Comparing OBL to a US President is farcical. One is a protected head of state; the other is not. OBL was an unlawful combatant exercising command and control of a decimated, yet still viable, AQ-PakAf. He was as much of a lawful target as a JTF commander.

I'm leaving all the morality/strategy stuff alone, as it was well beyond the scope of my article. I could certainly talk about it, but not here.

Jim Gillcrist

Thu, 08/30/2012 - 11:16am

LTC Bracknell, there are three questions that must be raised and re-examined in light of the revelations, if true, as reported by Bissonette. One question is that of legality; the others are questions of strategy and justice and morality.

You have approached only the first question and, in doing so, have omitted a key part of Bisonette's account, which I will get to later. The question of whether it was lawful to kill an unarmed, unthreatening bin Laden can only be answered with reference to the specific Rules of Engagement, presumably cleared through the unit JAG and maybe the Pentagon for this mission, under which the SEALs were operating that night. If the ROE were as restrictive as the ROE for most forces, both conventional and non-conventional, operating in Iraq and Afghanistan, then bin Laden would have had to present a direct-threat and hostile intent to the Team, prior to engagement. Even then, so long as the threat was not immediate, the Team would have been under an obligation to follow escalation of force procedures (Shout, Show, Shove, Shoot, Shoot). Of course, this is under the assumption that the SEAL Team was operating under normal ROE (an assumption which is tenuous, at best). If they were, then their actions were unlawful.

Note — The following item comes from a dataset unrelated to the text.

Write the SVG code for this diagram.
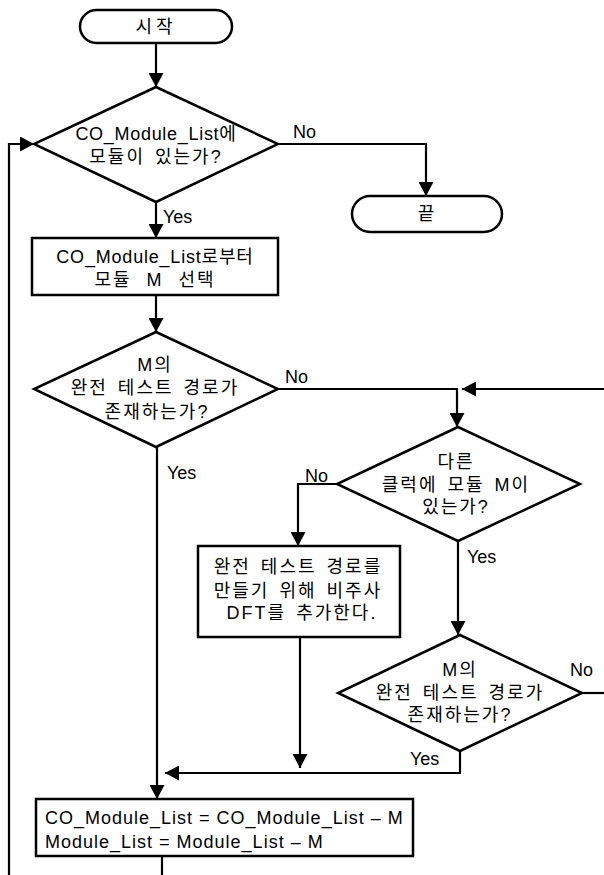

Further, you omit Bisonette's account of the SEAL Team standing around and "double-tapping" a dying bin Laden ("By the time the soldiers entered, he was already dying of wounds to the head. Bissonnette says he and another team member then shot him several more times in the chest to ensure he was dead." -- courtesy of the Atlantic http://www.theatlanticwire.com/global/2012/08/seal-book-says-bin-laden-…). Surely, as an Officer in the United States Marine Corps you must admit that not only is such behavior grotesque, but it is explicitly unlawful. One can safely assume that such actions were not authorized in the specific ROE handed down to the SEAL Team for that mission. Thus, we find ourselves having to admit that bin Laden was killed at least one set of unlawful acts carried out by US troops and, more than likely, two.

The question of strategy must also be examined in light of these revelations. Is Osama bin Laden worth more to the the United States Government and Military dead or alive? Speaking from experience, I was repeatedly drilled and immersed in the line of thinking that COIN was an information war: he who has the most high-quality information and he who can turn that information into persuasive rhetoric/propaganda for the populous will win. If bin Laden could have been taken alive, it certainly seems reasonable to think that he would have provided a vast quantity of intel (if KSM eventually provided quality intel, then one has no reason to believe that OBL would not have broken as well).

Finally, there is the question regarding justice and morality. What rights do combatants and noncombatants possess? How should we categorize bin Laden?

First, do combatants have any right to life? If not, then they can be killed anytime, anywhere, while conducting any number of activities (as you explicitly state when you say that even had bin Laden been asleep, we could have killed him). If this is so, then bin Laden is only guilty, in the moral sense, of one act against the US (that of targeting noncombatants in the WTC). The rest of the "terrorist" acts we normally attribute to bin Laden (attacks on barracks, the USS Cole, the Pentagon) would be legitimate and justified: they were targeting combatants who possess no right to life. Of course, this still provides plenty of justification to label bin Laden guilty of crimes against noncombatants and, therefore, the presumption that he would be convicted of murder and sentenced to death if tried in court (I assume that innocent until proven guilty must be a concept that does not apply to all persons, but simply Americans).

Second, was bin Laden a combatant? Bin Laden was certainly not personally taking up arms against the US or her allies. He was the leader of a movement (a pernicious movement, but a movement nonetheless) and a director of activities. He was also the figurehead of the movement and a key decision-maker. At the time he was killed though, in Pakistan, removed from the fighting in Afghanistan, he was not a combatant. To declare him as such would be analogous to declaring Eisenhower a combatant while he was President. Certainly IKE had previously been a combatant; certainly IKE was sending troops to the far-side of the globe to fight in small and secretive proxy wars; yet, certainly has IKE been assassinated by a denizen of one of those places, the vast majority of Americans would have categorized the act as murder and illegitimate, not as a legitimate act of war. And, since reason must hold universally, one cannot simply prefer to treat such an assassination against IKE (or, GWB or BHO) as morally unjustified and illegitimate while at the same time declaring that the assassination of bin Laden is morally justified and legitimate. Reason and morality does not work that way.

Of course, the way out of this trap is to accept that such assassinations would be legitimate and justified and to simply stand with the confidence of the US ability to protect its President and elected Officials. Yet, as a Representative Republic, blessed with universal suffrage, our President is nothing more than a representative of our citizens. Presumably, then, if it was legitimate to assassinate the President, it would be legitimate to target and kill those who elected the President and supported the policies of the administration. If that is the case, then the attack on the World Trade Center is justified, so long as the intended target was limited to those who voted for and supported those actions of the administration with which bin Laden was aggrieved; and, the rest of the casualties were just unfortunate victims of collateral damage (a song the US Government and Military has tuned to perfection). If OBL was justified, then he is not guilty of any wrongs; thus, what justification is there to shoot him, unarmed, and then to stand over his dying body and riddle it with more bullet holes?

This is the trap of extra-judicial killings, targeting-killings, and assassinations. They are wrong and any defense of such actions is bound to both incite moral revulsion and question-begging.